We heard Canada geese, mallards, wigeon, redheads and canvasbacks. A bittern called with a sound like an old-fashioned water pump, oonk-a-choonk, oonk-a-choonk. We heard yellow rails and coots and a pied-billed grebe. Three trumpeter swans flew almost directly over our boat. We heard the winnowing of their wings first, looked up and saw them, great white birds with slowly pumping wings.
Then we heard a sound that sent a chill up and down my back, a long, drawn out wail, the howl of a wolf. A second answered, and a third.
I was thrilled. I felt that I was truly in a wilderness, that all around me was wildness. We were on a lake where we knew there wasn’t another boat.

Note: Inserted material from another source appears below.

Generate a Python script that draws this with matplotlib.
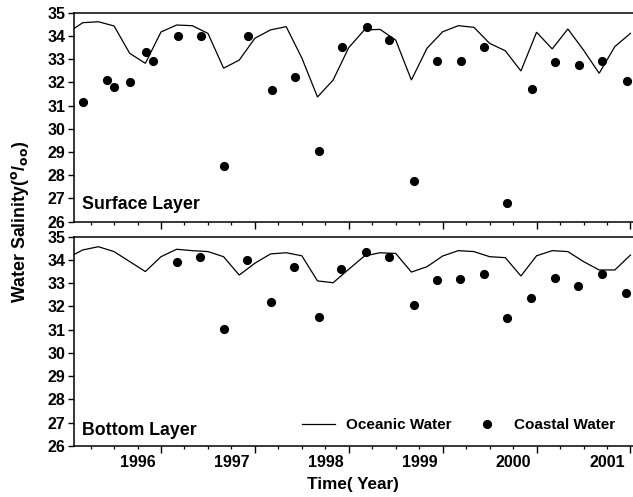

There wasn’t a building or power line or other sign of people in sight. Wild rice and cattails and bulrushes grew in the shallower water, trees beyond the margin of the water. And there were wolves howling, giving the call of the wild.
While I was thrilled at the sound of the wolves, and many other people would also be, many other people would not. The Alaskan legislators who passed the law permitting shooting wolves from airplanes would not nor would the men carrying out the slaughter. The people who opposed the reintroduction of wolves to Yellowstone National Park and the people who now want an open season on wolves around Yellowstone would not. Nor would people who favor poisoning wolves, coyotes and other predators.
A recent article in Audubon magazine, titled, “Kill, Baby, Kill,” opposed pursuing and shooting wolves from planes. The next issue of Audubon had several “Letters from our Readers” relating to the subject. Some of the letter writers agreed with the author of the article. Some, predictably, did not.
One person who disagreed wrote, “Like weeds, wolves need to be killed.” A member of the Division of Wildlife Conservation of the Alaska Department of Fish and Game, wrote, “our department’s focused and scientifically based predator management helps provide more moose and caribou for the tables of Alaskans.”
I disagree with both of those writers. I don’t think wolves are anything like weeds. Nor do I consider killing as many wolves as possible “scientifically based predator management.” But the writer who really raised my ire was one who wrote, “It should not be news to informed individuals that wolves, bears, and probably most importantly, coyotes can kill off the food sources in an area before they themselves succumb to starvation and/or migration.”
Wolves, bears and coyotes can kill off the food sources in an area. Think about that. If it was true there would have been no deer, elk, moose, pronghorn, bison or rabbits in North America when the first European settlers came to this continent. There would have been no wolves, bears, coyotes or mountain lions either. The predators would long before have killed off all the animals they preyed on, then succumbed to starvation themselves.
In 1995, when the reintroduction of wolves into Yellowstone was a controversial issue, the Montana legislature passed a resolution urging the federal government to reintroduce wolves everywhere in the USA, “including Central Park in New York City, The Presidio in San Francisco and Washington, D.C.”
What a thought! Then people in New York City, San Francisco and Washington, D.C., could hear wolves and be thrilled just as I was one beautiful moonlit night at a National Wildlife Refuge in Minnesota.